A Hack’s Key Takeaways From The 2015 Edelman Trust Barometer (and how they apply to you and your business)

Businessman Brainstorming About Trust

The hack is me. Please: don’t get offended on my behalf. After all, my status as a hack allows me to pore over the information and stats in the latest Edelman Trust Barometer without vested interest. It also means that instead of being all serious and cerebral like, I can read it while wrapped in a blanket eating Starbursts and exclaiming “Whoa!” every couple of minutes.

Where I am not a hack is in my attitude towards trust. It is uncompromising, and I most definitely have a vested interest. My work has many paths, but they lead to the same destination: trust and connection. I am even cranking away in the background, writing a book about trust. So when this year’s Barometer was released a couple of weeks ago, I Buffered it with the words, “If you don’t know what [the Edelman Trust Barometer] is, really: stop faffing around”. If you’re not educating yourself on trust, you’re faffing. And if you think that trust is a fluffy and irrelevant concept, as Mike Lowe said of some leaders in his recent LinkedIn article, you’re a fool. Like I said: uncompromising.

Trust is, as trust authority Glen L. Urban once told me, currency. And if it isn’t for you, then it should be: predictions are that trust is fast becoming the biggest differentiator and therefore predictor of success and longevity. And this year’s Trust Barometer confirms that trusted businesses are rewarded: people buy more from them, pay more for those products and services, recommend them, share positive reviews of them online, defend them, and even buy shares in them.

Still: this year’s Barometer makes sobering reading. Edelman calls 2015 “The evaporation of trust”, with trust in the four institutions of business, NGOs, government, and media declining around the world. The number of trusting people is at an all-time (or at least, Edelman-time) low. Whoa, right?

There’s more: 60% of countries distrust media. By rather a huge margin, the most trusted source for general news and information – and the one people turn to first – is now the search engine. This is massive news for those of us actively engaged in getting informational content out into the world; it is a massive opportunity, but one that comes with massive responsibility. Crap content will not do, or the tide of trust will surely turn against us as it has against traditional media. Anyone tempted to put out crap content should look to traditional media as the cautionary dinosaur.

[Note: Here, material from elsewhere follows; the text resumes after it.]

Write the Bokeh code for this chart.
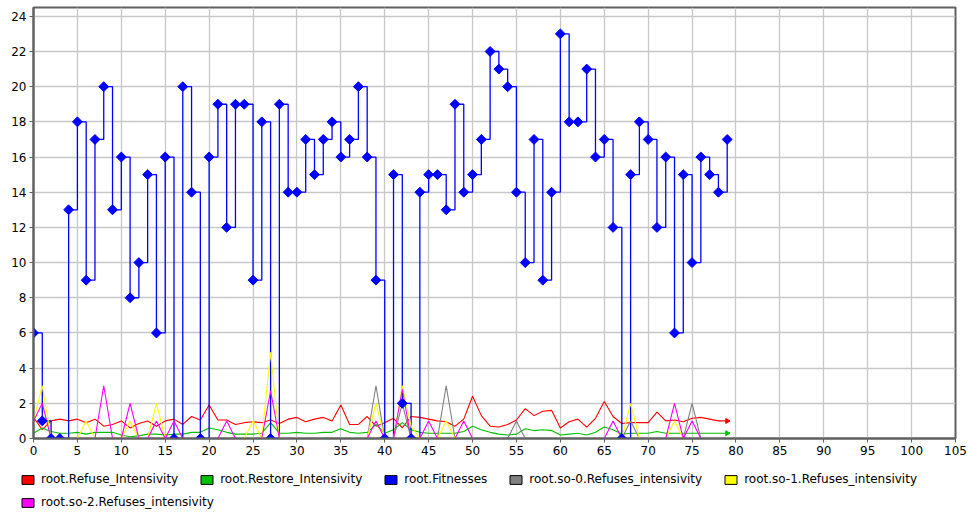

My next takeaways involve what the Barometer calls the key attributes of building trust, and they are possibly the most important takeaways from this year’s study.

There are 16 key attributes, grouped under five performance clusters. The most important are integrity and engagement. Excellent products and services are – shrug – only what the market expects these days, no less, and they’re not enough to create trust any more. If you’re going to be trusted, you had better make sure you have integrity, and that you engage, right? Except that businesses aren’t. These are the highest priorities for people, and yet businesses are under-performing in both of them. So the biggest opportunity for business in 2015 is building trust through integrity and engagement.

How?

Edelman proposes a three-step course of action:

  1. Solve
  2. Behave
  3. Engage

Solve reveals something hopeful and heartening about where the human race is headed: it’s no longer enough for institutions to make or provide profit. We are now asking that they actively engage in helping solve the world’s problems, and that their products and services contribute to the social good.

Behave is linked to leadership, culture, and conduct, and their ability to facilitate the kind of behaviour that earns and maintains trust.

Engage is, as always, about communication: creating a continuous, meaningful dialogue, sharing information, collaborating, listening, being transparent, and sharing stories that connect, reach, and touch.

Simple. Elegant. Something that even a hack wrapped in a blanket can appreciate and implement. Will you?